What this task involves: Return the material exactly as supplied, apart from the pictures, which are omitted.

—————

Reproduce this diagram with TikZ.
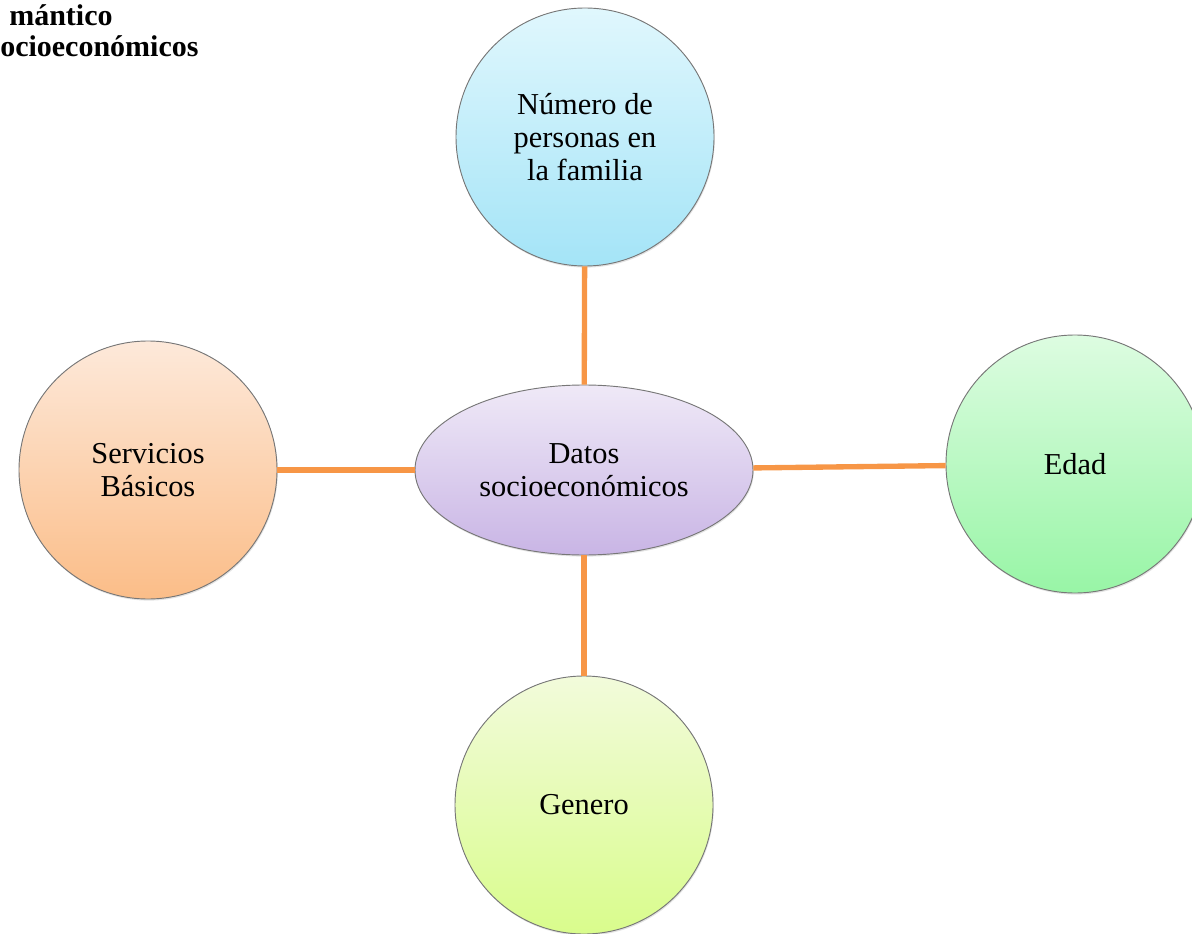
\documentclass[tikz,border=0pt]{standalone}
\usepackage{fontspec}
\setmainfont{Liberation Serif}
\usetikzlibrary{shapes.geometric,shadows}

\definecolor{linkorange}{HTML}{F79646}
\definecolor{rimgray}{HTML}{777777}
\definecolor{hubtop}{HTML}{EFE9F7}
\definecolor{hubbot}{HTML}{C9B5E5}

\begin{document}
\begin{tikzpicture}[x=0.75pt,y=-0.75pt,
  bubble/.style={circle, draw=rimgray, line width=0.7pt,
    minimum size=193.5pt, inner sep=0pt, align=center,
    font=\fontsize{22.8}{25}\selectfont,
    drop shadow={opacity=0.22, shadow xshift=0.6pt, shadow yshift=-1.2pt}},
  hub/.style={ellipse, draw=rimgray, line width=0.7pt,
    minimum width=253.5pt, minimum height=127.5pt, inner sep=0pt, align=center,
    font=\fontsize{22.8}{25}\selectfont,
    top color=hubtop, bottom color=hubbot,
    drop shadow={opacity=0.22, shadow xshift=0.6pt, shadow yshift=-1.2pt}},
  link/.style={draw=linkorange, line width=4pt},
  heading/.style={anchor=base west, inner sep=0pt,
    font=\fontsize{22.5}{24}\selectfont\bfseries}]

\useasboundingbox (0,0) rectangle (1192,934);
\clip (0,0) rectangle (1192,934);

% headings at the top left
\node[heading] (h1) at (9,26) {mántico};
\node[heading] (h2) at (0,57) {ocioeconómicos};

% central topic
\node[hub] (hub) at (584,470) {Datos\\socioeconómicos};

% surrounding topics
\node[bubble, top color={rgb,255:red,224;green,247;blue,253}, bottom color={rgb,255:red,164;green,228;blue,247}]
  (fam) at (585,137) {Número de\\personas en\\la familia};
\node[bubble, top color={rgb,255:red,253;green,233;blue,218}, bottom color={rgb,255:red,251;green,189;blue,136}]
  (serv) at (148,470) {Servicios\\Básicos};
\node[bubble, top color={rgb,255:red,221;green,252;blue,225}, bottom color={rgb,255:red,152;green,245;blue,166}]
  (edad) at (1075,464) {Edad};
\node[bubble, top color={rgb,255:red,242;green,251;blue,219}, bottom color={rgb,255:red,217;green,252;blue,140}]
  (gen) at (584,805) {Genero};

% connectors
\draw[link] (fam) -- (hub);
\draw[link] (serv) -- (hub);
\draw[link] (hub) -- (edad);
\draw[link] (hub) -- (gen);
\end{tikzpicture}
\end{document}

—————

Task response:
Reproduce this diagram with TikZ.
\documentclass[tikz,border=0pt]{standalone}
\usepackage{fontspec}
\setmainfont{Liberation Serif}
\usetikzlibrary{shapes.geometric,shadows}

\definecolor{linkorange}{HTML}{F79646}
\definecolor{rimgray}{HTML}{777777}
\definecolor{hubtop}{HTML}{EFE9F7}
\definecolor{hubbot}{HTML}{C9B5E5}

\begin{document}
\begin{tikzpicture}[x=0.75pt,y=-0.75pt,
  bubble/.style={circle, draw=rimgray, line width=0.7pt,
    minimum size=193.5pt, inner sep=0pt, align=center,
    font=\fontsize{22.8}{25}\selectfont,
    drop shadow={opacity=0.22, shadow xshift=0.6pt, shadow yshift=-1.2pt}},
  hub/.style={ellipse, draw=rimgray, line width=0.7pt,
    minimum width=253.5pt, minimum height=127.5pt, inner sep=0pt, align=center,
    font=\fontsize{22.8}{25}\selectfont,
    top color=hubtop, bottom color=hubbot,
    drop shadow={opacity=0.22, shadow xshift=0.6pt, shadow yshift=-1.2pt}},
  link/.style={draw=linkorange, line width=4pt},
  heading/.style={anchor=base west, inner sep=0pt,
    font=\fontsize{22.5}{24}\selectfont\bfseries}]

\useasboundingbox (0,0) rectangle (1192,934);
\clip (0,0) rectangle (1192,934);

% headings at the top left
\node[heading] (h1) at (9,26) {mántico};
\node[heading] (h2) at (0,57) {ocioeconómicos};

% central topic
\node[hub] (hub) at (584,470) {Datos\\socioeconómicos};

% surrounding topics
\node[bubble, top color={rgb,255:red,224;green,247;blue,253}, bottom color={rgb,255:red,164;green,228;blue,247}]
  (fam) at (585,137) {Número de\\personas en\\la familia};
\node[bubble, top color={rgb,255:red,253;green,233;blue,218}, bottom color={rgb,255:red,251;green,189;blue,136}]
  (serv) at (148,470) {Servicios\\Básicos};
\node[bubble, top color={rgb,255:red,221;green,252;blue,225}, bottom color={rgb,255:red,152;green,245;blue,166}]
  (edad) at (1075,464) {Edad};
\node[bubble, top color={rgb,255:red,242;green,251;blue,219}, bottom color={rgb,255:red,217;green,252;blue,140}]
  (gen) at (584,805) {Genero};

% connectors
\draw[link] (fam) -- (hub);
\draw[link] (serv) -- (hub);
\draw[link] (hub) -- (edad);
\draw[link] (hub) -- (gen);
\end{tikzpicture}
\end{document}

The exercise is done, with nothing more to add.